Fizeram bem os partidos da oposição, logo que tiveram oportunidade de ler aquilo, em adotar a primeira reação das redes sociais. O guião, é lixo.

(Crónica publicada no jornal Público em 04 de Novembro de 2013)

3 thoughts to “O guião, é lixo

  • francisco manuel

    é triste ao ponto onde chegámos. temos um gião de reforma do estado que como bem diz, não passa de um trabalho mediocre, feito porvalvelmente uma horas antes de ter sido apresentado.
    já diz o proverbio que ” é possivel enganar alguem durante muito tempo, é possivel enganar alguns durante algum tempo, mas não é possivel enganar toda a gente ao mesmo tempo.”
    é tempo de dizer basta!

  • mm

    Esta é uma das indigentes (e aflitivas) amostras do pífio patriotismo de todo este governo e da sanha (ultrapassando-o, em ‘ambas’ as barricadas) q o acompanha, a todos os níveis, hellas.
    Antes de nos questionarmos e justamente irados pelo presunçoso, descabido, invasor, política e eticamente reprovável, ‘do dizer’ da Europa sobre o nosso Tribunal Constitucional(TC), deveríamos começar por alertar (mais uma vez)
    — para o desprezo pelos compatriotas [e vidas e Estado (tão dificilmente conquistados)] dos nossos governantes para com os portugueses, pelos NUNCA HAVIDOS cuidado, luta e PROTECÇÃO DO E PELO SEU POVO
    –os espanhóis e italianos (quand même e evidentemente n sujeitos a tantas judiarias, por terem políticos com espinha dorsal, além do mais) preocuparam-se, logo, em aumentar as ‘pensões’ + baixas…]
    — e pela humilhação e falta de respeito Q SE DÃO os nossos governantes e afins…,
    — arrastando consigo todo um povo Q N VOTOU NELES ou N SE REVÊ ou SE SENTE DEFRAUDADO pela passagem súbita, da lamechada empatia com as desgraças e obrigações das famílias, enqt propaganda
    — e a despudorada psicopatia com q anunciou (o Passos, claro) cortes ou aumentos brutais, avisando, exultante, e arremassando sobre os seus, em facebook ou afim, q ainda ia haver mts mais…, q nos preparássemos !!!
    — e por, ao fim de 6 meses, já ter mentido + do q o Sócrates!

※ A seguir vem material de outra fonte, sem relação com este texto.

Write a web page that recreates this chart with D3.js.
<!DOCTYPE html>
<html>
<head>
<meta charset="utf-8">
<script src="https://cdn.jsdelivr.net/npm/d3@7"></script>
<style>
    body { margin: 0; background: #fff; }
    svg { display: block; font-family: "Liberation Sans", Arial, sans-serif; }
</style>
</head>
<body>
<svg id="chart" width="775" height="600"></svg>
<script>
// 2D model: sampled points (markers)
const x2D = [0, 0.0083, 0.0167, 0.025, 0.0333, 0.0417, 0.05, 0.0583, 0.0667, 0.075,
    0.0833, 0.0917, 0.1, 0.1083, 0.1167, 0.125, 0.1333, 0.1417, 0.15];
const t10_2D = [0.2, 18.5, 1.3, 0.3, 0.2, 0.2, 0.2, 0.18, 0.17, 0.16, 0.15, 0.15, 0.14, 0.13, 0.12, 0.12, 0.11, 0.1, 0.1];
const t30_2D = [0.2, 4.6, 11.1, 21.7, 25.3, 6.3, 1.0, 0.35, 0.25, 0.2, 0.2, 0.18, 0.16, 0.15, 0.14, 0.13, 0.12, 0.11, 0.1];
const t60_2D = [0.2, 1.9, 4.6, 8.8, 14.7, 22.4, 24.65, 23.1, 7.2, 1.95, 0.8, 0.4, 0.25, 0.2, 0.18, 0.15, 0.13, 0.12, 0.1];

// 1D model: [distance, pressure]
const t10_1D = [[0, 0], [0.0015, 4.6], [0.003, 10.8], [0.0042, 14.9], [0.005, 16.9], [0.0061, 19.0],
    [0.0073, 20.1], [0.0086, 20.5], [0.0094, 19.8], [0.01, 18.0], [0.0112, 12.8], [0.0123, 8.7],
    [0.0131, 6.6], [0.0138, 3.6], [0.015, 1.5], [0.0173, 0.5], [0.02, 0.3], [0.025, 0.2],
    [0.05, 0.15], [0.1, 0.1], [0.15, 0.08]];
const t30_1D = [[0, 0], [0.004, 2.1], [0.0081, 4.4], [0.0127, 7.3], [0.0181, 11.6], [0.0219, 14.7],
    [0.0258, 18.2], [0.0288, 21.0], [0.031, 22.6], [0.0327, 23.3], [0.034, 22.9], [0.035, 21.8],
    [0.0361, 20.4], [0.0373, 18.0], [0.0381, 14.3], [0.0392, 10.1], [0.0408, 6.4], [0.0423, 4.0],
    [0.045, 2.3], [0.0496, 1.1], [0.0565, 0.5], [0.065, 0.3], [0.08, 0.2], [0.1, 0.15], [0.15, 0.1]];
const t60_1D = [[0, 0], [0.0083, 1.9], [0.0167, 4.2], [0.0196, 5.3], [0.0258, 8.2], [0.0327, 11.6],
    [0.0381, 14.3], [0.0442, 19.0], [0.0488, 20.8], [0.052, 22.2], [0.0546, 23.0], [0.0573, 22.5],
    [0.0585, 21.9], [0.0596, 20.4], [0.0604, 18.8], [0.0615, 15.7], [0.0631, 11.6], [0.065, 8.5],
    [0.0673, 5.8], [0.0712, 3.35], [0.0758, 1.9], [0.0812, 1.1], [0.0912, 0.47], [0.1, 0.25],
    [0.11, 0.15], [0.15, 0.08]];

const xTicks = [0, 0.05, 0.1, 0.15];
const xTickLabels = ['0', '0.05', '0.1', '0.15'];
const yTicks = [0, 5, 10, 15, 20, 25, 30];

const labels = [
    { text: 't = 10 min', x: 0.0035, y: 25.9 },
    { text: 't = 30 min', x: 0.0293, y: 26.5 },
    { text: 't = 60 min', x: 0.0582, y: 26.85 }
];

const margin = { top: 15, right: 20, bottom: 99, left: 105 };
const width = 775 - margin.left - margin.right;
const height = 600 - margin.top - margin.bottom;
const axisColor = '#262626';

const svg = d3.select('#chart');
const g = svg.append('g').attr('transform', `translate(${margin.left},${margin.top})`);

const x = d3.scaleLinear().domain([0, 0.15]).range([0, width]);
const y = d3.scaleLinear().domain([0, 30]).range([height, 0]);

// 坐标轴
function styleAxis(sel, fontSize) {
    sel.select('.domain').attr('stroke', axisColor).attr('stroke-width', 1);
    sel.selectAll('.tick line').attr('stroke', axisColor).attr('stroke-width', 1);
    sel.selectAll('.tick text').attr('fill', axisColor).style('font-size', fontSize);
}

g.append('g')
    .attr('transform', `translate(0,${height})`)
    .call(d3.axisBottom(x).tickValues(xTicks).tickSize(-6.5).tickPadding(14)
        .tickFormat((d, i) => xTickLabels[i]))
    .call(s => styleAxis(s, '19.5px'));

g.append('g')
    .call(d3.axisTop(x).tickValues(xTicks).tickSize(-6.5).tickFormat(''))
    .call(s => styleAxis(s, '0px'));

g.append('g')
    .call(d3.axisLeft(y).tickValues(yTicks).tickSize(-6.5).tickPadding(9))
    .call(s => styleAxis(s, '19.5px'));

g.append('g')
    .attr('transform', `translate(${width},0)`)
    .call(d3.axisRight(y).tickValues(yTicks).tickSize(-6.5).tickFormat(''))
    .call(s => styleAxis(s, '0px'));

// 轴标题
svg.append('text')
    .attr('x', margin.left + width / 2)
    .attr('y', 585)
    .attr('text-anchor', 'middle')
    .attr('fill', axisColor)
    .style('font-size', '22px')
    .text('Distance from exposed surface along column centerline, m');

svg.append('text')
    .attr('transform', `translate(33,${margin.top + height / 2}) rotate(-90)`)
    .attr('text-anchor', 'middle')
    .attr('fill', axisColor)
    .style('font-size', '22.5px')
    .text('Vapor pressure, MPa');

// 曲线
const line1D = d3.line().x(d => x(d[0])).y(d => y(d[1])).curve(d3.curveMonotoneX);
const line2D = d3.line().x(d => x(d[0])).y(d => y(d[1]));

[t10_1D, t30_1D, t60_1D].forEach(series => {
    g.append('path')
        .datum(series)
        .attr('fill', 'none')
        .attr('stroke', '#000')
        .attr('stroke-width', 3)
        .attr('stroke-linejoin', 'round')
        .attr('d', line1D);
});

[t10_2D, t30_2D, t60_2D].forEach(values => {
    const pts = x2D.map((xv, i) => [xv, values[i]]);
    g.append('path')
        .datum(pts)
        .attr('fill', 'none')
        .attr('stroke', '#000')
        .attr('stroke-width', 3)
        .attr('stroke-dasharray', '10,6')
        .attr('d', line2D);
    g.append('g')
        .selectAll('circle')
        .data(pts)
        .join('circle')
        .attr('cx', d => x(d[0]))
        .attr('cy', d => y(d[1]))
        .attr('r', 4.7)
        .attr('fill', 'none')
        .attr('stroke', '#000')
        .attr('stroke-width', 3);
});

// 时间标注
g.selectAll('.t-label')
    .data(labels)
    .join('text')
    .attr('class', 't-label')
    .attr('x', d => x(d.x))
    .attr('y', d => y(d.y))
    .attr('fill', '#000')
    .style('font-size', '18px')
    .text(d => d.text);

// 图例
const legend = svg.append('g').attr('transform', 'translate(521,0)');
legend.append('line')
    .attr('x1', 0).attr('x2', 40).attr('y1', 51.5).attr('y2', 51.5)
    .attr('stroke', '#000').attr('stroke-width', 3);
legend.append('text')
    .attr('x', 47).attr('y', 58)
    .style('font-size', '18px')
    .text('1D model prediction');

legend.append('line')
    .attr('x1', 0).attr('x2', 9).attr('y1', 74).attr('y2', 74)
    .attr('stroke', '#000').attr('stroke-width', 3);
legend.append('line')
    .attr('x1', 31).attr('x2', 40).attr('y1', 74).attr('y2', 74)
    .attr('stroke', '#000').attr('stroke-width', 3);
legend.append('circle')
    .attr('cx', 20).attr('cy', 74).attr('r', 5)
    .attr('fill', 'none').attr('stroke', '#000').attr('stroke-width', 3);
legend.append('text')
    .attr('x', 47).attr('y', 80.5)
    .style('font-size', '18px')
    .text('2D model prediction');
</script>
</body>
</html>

    Como pedir q a Europa tenha respeito por nós, se somos os 1ºs a diminuirmo-nos e a desprezarmos, assim, instituições e dignidade???!!!

    Claro q a Europa, 1 vez mais (e) nestes tempos q nos cabem, é de uma coisa q nem sou capaz de nomear, toda caladinha e respeitosíssima para com e sobre os seus TC nacionais e…alemães!!!
    Tão lindos, tão bem comportados e caladinhos os democratas (com ideal e lucidez) europeus???!!!
    Existirão?
    Existirá, ainda, réstia de qq coisa digna de e desse nome, vagamente democrática, nesta casa europeia???!!!…

    Estão todos mt bem uns para os outros…!

    SÓ NÓS NÃO!!!

    Q Deus nos conserve um pouco de indignação, decência e discernimento.

  • Paulo Guerra

    Li o “guião” e concordo com o que diz sobre ele. Por que acho que tem razão, não entendo o motivo porque todos os partidos da oposição não aproveitam a oportunidade para apresentar a sua proposta de guião de reforma do Estado. Ainda que a necessidade da dita rbforma possa ser mais um acto de propaganda que outra coisa, há sectores do Estado que requerem atenção urgente se pretendemos mesmo encetar uma recuperação econômica a breve prazo (Justiça e burocracia, por exemplo). Seria uma óptima oportunidade para a esquerda se mostrar como alternativa (e séria, para variar). Por raio apenas bate em algo tão fácil de bater?